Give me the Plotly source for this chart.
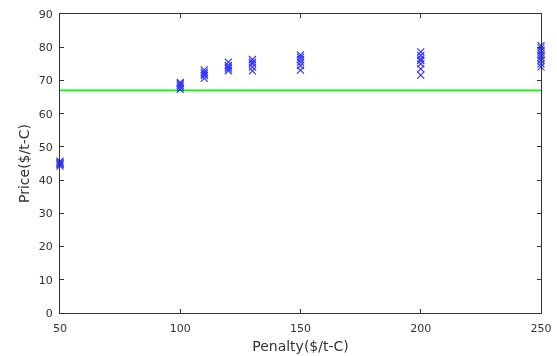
import plotly.graph_objects as go

penalties = [50, 100, 110, 120, 130, 150, 200, 250]
prices = {
    50: [44.2, 44.7, 45.0, 45.3, 45.7],
    100: [67.3, 68.0, 68.5, 69.0, 69.4],
    110: [70.6, 71.5, 72.0, 72.5, 73.2],
    120: [72.9, 73.5, 74.0, 74.5, 75.5],
    130: [72.9, 74.0, 75.0, 75.5, 76.3],
    150: [73.1, 74.5, 75.5, 76.3, 77.0, 77.7],
    200: [71.6, 73.5, 75.0, 76.0, 76.5, 77.5, 78.6],
    250: [74.1, 75.0, 76.0, 76.8, 77.5, 78.2, 79.0, 79.8, 80.5],
}
reference_price = 67
x_range = [50, 250]
y_ticks = [0, 10, 20, 30, 40, 50, 60, 70, 80, 90]
x_ticks = [50, 100, 150, 200, 250]

xs, ys = [], []
for p in penalties:
    for v in prices[p]:
        xs.append(p)
        ys.append(v)

fig = go.Figure()
fig.add_trace(go.Scatter(x=x_range, y=[reference_price, reference_price], mode="lines",
                         line=dict(color="#00ff00", width=1.6), showlegend=False))
fig.add_trace(go.Scatter(x=xs, y=ys, mode="markers",
                         marker=dict(symbol="x-thin", size=7, line=dict(color="#0000ff", width=1.2)),
                         opacity=0.8, showlegend=False, cliponaxis=False))

axis_common = dict(showgrid=False, zeroline=False, showline=True, linecolor="#333333", linewidth=1,
                   mirror="ticks", ticks="inside", ticklen=4, tickcolor="#333333", automargin=False,
                   tickfont=dict(family="DejaVu Sans", size=11, color="#333333"))
fig.update_xaxes(range=x_range, tickvals=x_ticks, ticklabelstandoff=5,
                 title=dict(text="Penalty($/t-C)", font=dict(family="DejaVu Sans", size=14, color="#333333"), standoff=6),
                 **axis_common)
fig.update_yaxes(range=[0, 90], tickvals=y_ticks, ticklabelstandoff=4,
                 title=dict(text="Price($/t-C)", font=dict(family="DejaVu Sans", size=14, color="#333333"), standoff=5),
                 **axis_common)
fig.update_layout(width=557, height=356, margin=dict(l=60, r=16, t=14, b=43),
                  plot_bgcolor="white", paper_bgcolor="white")
fig.write_html("out.html", config={"displayModeBar": False},
               post_script="document.body.style.margin='0px';document.body.style.overflow='hidden';")
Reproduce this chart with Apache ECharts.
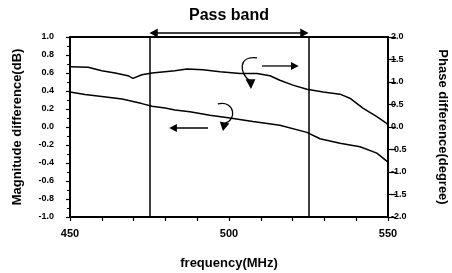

◆ EXERCISE:
Without the pictures, write out the lines from the beginning of the entries through the line with "opacity=0.8, showlegend=False, cliponaxis=False))".

◆ SOLUTION TO THIS EXERCISE:
Give me the Plotly source for this chart.
import plotly.graph_objects as go

penalties = [50, 100, 110, 120, 130, 150, 200, 250]
prices = {
    50: [44.2, 44.7, 45.0, 45.3, 45.7],
    100: [67.3, 68.0, 68.5, 69.0, 69.4],
    110: [70.6, 71.5, 72.0, 72.5, 73.2],
    120: [72.9, 73.5, 74.0, 74.5, 75.5],
    130: [72.9, 74.0, 75.0, 75.5, 76.3],
    150: [73.1, 74.5, 75.5, 76.3, 77.0, 77.7],
    200: [71.6, 73.5, 75.0, 76.0, 76.5, 77.5, 78.6],
    250: [74.1, 75.0, 76.0, 76.8, 77.5, 78.2, 79.0, 79.8, 80.5],
}
reference_price = 67
x_range = [50, 250]
y_ticks = [0, 10, 20, 30, 40, 50, 60, 70, 80, 90]
x_ticks = [50, 100, 150, 200, 250]

xs, ys = [], []
for p in penalties:
    for v in prices[p]:
        xs.append(p)
        ys.append(v)

fig = go.Figure()
fig.add_trace(go.Scatter(x=x_range, y=[reference_price, reference_price], mode="lines",
                         line=dict(color="#00ff00", width=1.6), showlegend=False))
fig.add_trace(go.Scatter(x=xs, y=ys, mode="markers",
                         marker=dict(symbol="x-thin", size=7, line=dict(color="#0000ff", width=1.2)),
                         opacity=0.8, showlegend=False, cliponaxis=False))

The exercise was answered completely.